Introduction
Asset allocation is one of the most critical decisions in investing. It determines how capital is distributed across different asset classes such as stocks, bonds, real estate, and cash. A well-balanced asset allocation portfolio maximizes returns while minimizing risk.
The Importance of Asset Allocation
The right asset allocation strategy depends on risk tolerance, investment horizon, and financial goals. Studies show that asset allocation accounts for over 90% of portfolio performance, rather than individual stock picking.
Major Asset Classes in an Investment Portfolio
Stocks (Equities)
Equities offer high potential returns but come with volatility. They are suitable for long-term investors willing to accept short-term market fluctuations.
Bonds (Fixed Income)
Bonds provide steady income and stability. Government and corporate bonds reduce overall portfolio risk.
Real Estate
Real estate investments offer rental income and capital appreciation. REITs (Real Estate Investment Trusts) provide exposure without requiring property ownership.
Cash and Cash Equivalents
Cash ensures liquidity and serves as a safety net during market downturns. Examples include money market funds and short-term Treasury bills.
Asset Allocation Strategies
Aggressive Portfolio (Higher Risk, Higher Return)
An aggressive investor focuses on growth with a high allocation to equities.
| Asset Class | Allocation (%) |
|---|---|
| Stocks | 80-90% |
| Bonds | 5-10% |
| Real Estate | 5-10% |
| Cash | 0-5% |
Moderate Portfolio (Balanced Risk and Return)
A balanced investor diversifies between stocks and bonds to manage volatility.
| Asset Class | Allocation (%) |
|---|---|
| Stocks | 50-60% |
| Bonds | 30-40% |
| Real Estate | 5-10% |
| Cash | 5-10% |
Conservative Portfolio (Lower Risk, Steady Income)
A conservative investor prioritizes capital preservation over high returns.
| Asset Class | Allocation (%) |
|---|---|
| Stocks | 20-30% |
| Bonds | 50-60% |
| Real Estate | 10-15% |
| Cash | 10-20% |
Mathematical Optimization of Asset Allocation
To determine the optimal asset allocation, we use the Modern Portfolio Theory (MPT), which aims to maximize return for a given level of risk.
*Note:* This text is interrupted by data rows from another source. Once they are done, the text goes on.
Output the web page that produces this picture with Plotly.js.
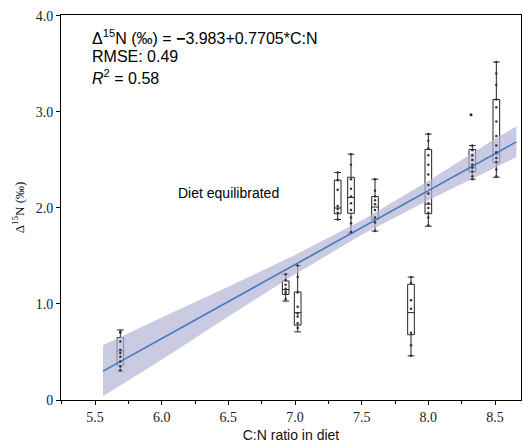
<!DOCTYPE html>
<html>
<head>
<meta charset="utf-8">
<script src="https://cdn.plot.ly/plotly-3.0.1.min.js"></script>
<style>html,body{margin:0;padding:0;background:#fff;}#chart{width:523px;height:443px;}</style>
</head>
<body>
<div id="chart"></div>
<script>
// Box positions (C:N ratio) and summary statistics (Δ15N, ‰)
const boxX      = [5.69, 6.93, 7.02, 7.32, 7.42, 7.60, 7.87, 8.00, 8.33, 8.51];
const boxLower  = [0.30, 1.03, 0.71, 1.88, 1.74, 1.76, 0.46, 1.81, 2.30, 2.32];
const boxQ1     = [0.36, 1.10, 0.78, 1.94, 1.945, 1.88, 0.68, 1.94, 2.375, 2.47];
const boxMedian = [0.51, 1.15, 0.91, 2.00, 2.11, 2.01, 0.91, 2.04, 2.42, 2.56];
const boxQ3     = [0.65, 1.24, 1.125, 2.29, 2.32, 2.12, 1.205, 2.61, 2.61, 3.13];
const boxUpper  = [0.73, 1.31, 1.40, 2.37, 2.56, 2.30, 1.28, 2.77, 2.65, 3.52];

// Individual observations drawn on each box
const pts1  = [0.71, 0.70, 0.61, 0.52, 0.49, 0.45, 0.40, 0.35, 0.31];
const pts2  = [1.31, 1.25, 1.20, 1.16, 1.13, 1.11, 1.05];
const pts3  = [1.40, 1.28, 1.12, 0.97, 0.90, 0.87, 0.80, 0.75];
const pts4  = [2.37, 2.29, 2.19, 2.02, 1.99, 1.95, 1.88];
const pts5  = [2.56, 2.45, 2.30, 2.20, 2.12, 2.05, 1.98, 1.90, 1.84, 1.75];
const pts6  = [2.30, 2.18, 2.12, 2.08, 2.04, 1.98, 1.90, 1.85, 1.76];
const pts7  = [1.28, 1.22, 1.04, 0.95, 0.70, 0.57, 0.46];
const pts8  = [2.77, 2.70, 2.62, 2.55, 2.45, 2.35, 2.24, 2.15, 2.05, 2.00, 1.95, 1.90, 1.82];
const pts9  = [2.65, 2.60, 2.55, 2.50, 2.45, 2.42, 2.38, 2.33, 2.30];
const pts10 = [3.52, 3.40, 3.28, 3.13, 3.05, 2.90, 2.75, 2.65, 2.58, 2.52, 2.48, 2.40, 2.33];
const outlierX = [8.32];
const outlierY = [2.97];

// Regression line and its confidence band
const fitX = [5.56, 8.66];
const fitY = [0.301, 2.689];
const bandX     = [5.56, 6.0, 6.5, 7.0, 7.5, 8.0, 8.5, 8.66];
const bandLower = [0.04, 0.42, 0.87, 1.31, 1.72, 2.08, 2.42, 2.53];
const bandUpper = [0.57, 0.86, 1.18, 1.51, 1.87, 2.28, 2.72, 2.85];

const xTicks = [5.5, 6.0, 6.5, 7.0, 7.5, 8.0, 8.5];
const yTicks = [0, 1, 2, 3, 4];
const yTickText = ['0', '1.0', '2.0', '3.0', '4.0'];

const allPts = [pts1, pts2, pts3, pts4, pts5, pts6, pts7, pts8, pts9, pts10];
const ptX = [], ptY = [];
allPts.forEach((arr, i) => arr.forEach(v => { ptX.push(boxX[i]); ptY.push(v); }));

const traces = [
  {x: bandX, y: bandLower, mode: 'lines', line: {width: 0}, hoverinfo: 'skip', showlegend: false},
  {x: bandX, y: bandUpper, mode: 'lines', line: {width: 0}, fill: 'tonexty',
   fillcolor: 'rgba(180,180,214,0.7)', hoverinfo: 'skip', showlegend: false},
  {x: fitX, y: fitY, mode: 'lines', line: {color: 'rgb(70,120,190)', width: 1.6}, showlegend: false},
  {type: 'box', x: boxX, q1: boxQ1, median: boxMedian, q3: boxQ3,
   lowerfence: boxLower, upperfence: boxUpper, boxpoints: false, width: 0.05,
   whiskerwidth: 1, fillcolor: 'rgba(0,0,0,0)', line: {color: '#222', width: 1}, showlegend: false},
  {x: ptX, y: ptY, mode: 'markers', marker: {size: 2.5, color: '#333'}, showlegend: false},
  {x: outlierX, y: outlierY, mode: 'markers', marker: {size: 3, color: '#222'}, showlegend: false}
];

const serif = 'Liberation Serif, Times New Roman, serif';
const sans = 'Liberation Sans, Arial, sans-serif';

const layout = {
  width: 523, height: 443,
  margin: {l: 61, r: 2, t: 15, b: 43},
  paper_bgcolor: '#fff', plot_bgcolor: '#fff',
  showlegend: false,
  xaxis: {
    range: [5.245, 8.695], tickvals: xTicks, tickformat: '.1f',
    ticks: 'outside', ticklen: 4, tickcolor: '#000', tickwidth: 1,
    minor: {dtick: 0.25, tick0: 5.5, ticks: 'outside', ticklen: 3, tickcolor: '#000'},
    showgrid: false, zeroline: false, showline: true, linecolor: '#000', linewidth: 1, mirror: true,
    tickfont: {family: serif, size: 14, color: '#222'},
    title: {text: 'C:N ratio in diet', font: {family: sans, size: 14, color: '#111'}, standoff: 6}
  },
  yaxis: {
    range: [0, 4.01], tickvals: yTicks, ticktext: yTickText,
    ticks: 'outside', ticklen: 4, tickcolor: '#000', tickwidth: 1,
    showgrid: false, zeroline: false, showline: true, linecolor: '#000', linewidth: 1, mirror: true,
    tickfont: {family: serif, size: 14, color: '#222'},
    title: {text: 'Δ<sup>15</sup>N (‰)', font: {family: serif, size: 13, color: '#111'}, standoff: 8}
  },
  annotations: [
    {xref: 'paper', yref: 'paper', x: 0.062, y: 0.943, xanchor: 'left', yanchor: 'middle', showarrow: false, align: 'left',
     text: 'Δ<sup>15</sup>N (‰) = <b>−</b>3.983+0.7705*C:N', font: {family: sans, size: 16, color: '#000'}},
    {xref: 'paper', yref: 'paper', x: 0.062, y: 0.891, xanchor: 'left', yanchor: 'middle', showarrow: false, align: 'left',
     text: 'RMSE: 0.49', font: {family: sans, size: 16, color: '#000'}},
    {xref: 'paper', yref: 'paper', x: 0.062, y: 0.839, xanchor: 'left', yanchor: 'middle', showarrow: false, align: 'left',
     text: '<i>R</i><sup>2</sup> = 0.58', font: {family: sans, size: 16, color: '#000'}},
    {xref: 'x', yref: 'y', x: 6.5, y: 2.16, xanchor: 'center', yanchor: 'middle', showarrow: false,
     text: 'Diet equilibrated', font: {family: sans, size: 14, color: '#000'}}
  ]
};

Plotly.newPlot('chart', traces, layout, {displayModeBar: false, staticPlot: true});
</script>
</body>
</html>
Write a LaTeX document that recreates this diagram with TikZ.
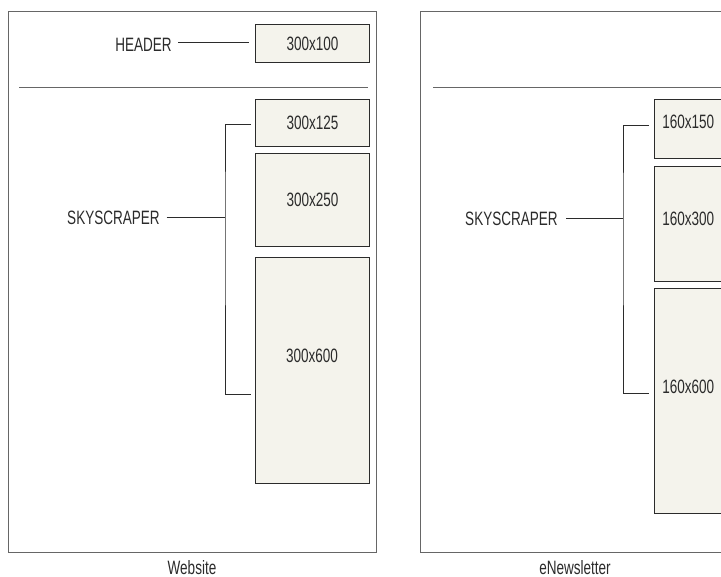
\documentclass[tikz,border=0pt]{standalone}
\usepackage{fontspec}
\setmainfont{Liberation Sans}[FakeStretch=0.7]
\usetikzlibrary{positioning}

\definecolor{adfill}{HTML}{F4F3EC}
\definecolor{ink}{HTML}{2B2B2B}

\begin{document}
\begin{tikzpicture}[
    x = 0.75pt, y = -0.75pt,
    panel/.style = {rectangle, draw=black!60, line width=0.8pt, anchor=north west, inner sep=0pt},
    adbox/.style = {rectangle, draw=ink, fill=adfill, line width=0.8pt, anchor=north west, inner sep=0pt, text=ink, font=\fontsize{14.5}{16}\selectfont},
    tag/.style = {inner sep=0pt, text=ink, font=\fontsize{14.5}{16}\selectfont},
    link/.style = {draw=ink, line width=0.75pt}
]
\useasboundingbox (0,0) rectangle (721,577);
\clip (0,0) rectangle (721,577);

% Website panel
\node[panel, minimum width=276pt, minimum height=405.75pt] (web) at (8,11) {};
\draw[link, draw=black!60] (19,88) -- (368,88);
\node[tag] (webcap) at (192,568) {Website};

\node[adbox, minimum width=85.5pt, minimum height=28.5pt] (h100) at (255,24) {300x100};
\node[adbox, minimum width=85.5pt, minimum height=35.25pt] (s125) at (255,99) {300x125};
\node[adbox, minimum width=85.5pt, minimum height=69.75pt] (s250) at (255,153) {300x250};
\node[adbox, minimum width=85.5pt, minimum height=169.5pt] (s600) at (255,257) {};
\node[tag] (s600t) at (312,356) {300x600};

\node[tag, anchor=east] (header) at (172,45) {HEADER};
\node[tag, anchor=east] (wsky) at (160,218) {SKYSCRAPER};

\coordinate (wtop) at (251,125);
\coordinate (wbot) at (251,394);
\coordinate (wspine) at (225,218);
\draw[link, shorten <=4.5pt, shorten >=4.5pt] (header.east |- 0,43) -- (h100.west |- 0,43);
\draw[link] (wtop) -| (wspine) |- (wbot);
\draw[link, shorten <=5pt] (wsky.east) -- (wspine);

% eNewsletter panel
\node[panel, minimum width=276pt, minimum height=405.75pt] (news) at (420,11) {};
\draw[link, draw=black!60] (433,88) -- (780,88);
\node[tag] (newscap) at (575,568) {eNewsletter};

\node[adbox, minimum width=85.5pt, minimum height=44.25pt] (n150) at (654,99) {};
\node[adbox, minimum width=85.5pt, minimum height=86.25pt] (n300) at (654,166) {};
\node[adbox, minimum width=85.5pt, minimum height=168.75pt] (n600) at (654,288) {};
\node[tag, anchor=west] (n150t) at (662,122) {160x150};
\node[tag, anchor=west] (n300t) at (662,219) {160x300};
\node[tag, anchor=west] (n600t) at (662,387) {160x600};

\node[tag, anchor=east] (nsky) at (558,219) {SKYSCRAPER};

\coordinate (ntop) at (649,126);
\coordinate (nbot) at (649,393);
\coordinate (nspine) at (623,219);
\draw[link] (ntop) -| (nspine) |- (nbot);
\draw[link, shorten <=6pt] (nsky.east) -- (nspine);

\end{tikzpicture}
\end{document}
The expected return of a portfolio is calculated as:
E(R_p) = \sum_{i=1}^{n} w_i E(R_i)Where:
- E(R_p) = Expected return of the portfolio
- w_i = Weight of each asset in the portfolio
- E(R_i) = Expected return of each asset
The risk (variance) of a portfolio is given by:
\sigma_p^2 = \sum_{i=1}^{n} w_i^2 \sigma_i^2 + 2 \sum_{i=1}^{n} \sum_{j=i+1}^{n} w_i w_j \sigma_{ij}Where:
- \sigma_p^2 = Portfolio variance
- \sigma_i^2 = Variance of each asset
- \sigma_{ij} = Covariance between assets
By adjusting weights, investors can achieve the best risk-return tradeoff.
Example: Constructing a Portfolio
Assume I have $100,000 to invest. I want a balanced portfolio:
- 50% in stocks
- 30% in bonds
- 10% in real estate
- 10% in cash
The expected returns are:
- Stocks: 8%
- Bonds: 4%
- Real Estate: 6%
- Cash: 2%
Using the expected return formula:
E(R_p) = (0.50 \times 8) + (0.30 \times 4) + (0.10 \times 6) + (0.10 \times 2) E(R_p) = 4 + 1.2 + 0.6 + 0.2 = 6%The expected portfolio return is 6%.
Conclusion
Asset allocation is essential for building a resilient investment portfolio. Whether aggressive, moderate, or conservative, selecting the right mix of assets ensures long-term financial growth while managing risk. By understanding asset allocation strategies and using mathematical models, I can make informed investment decisions.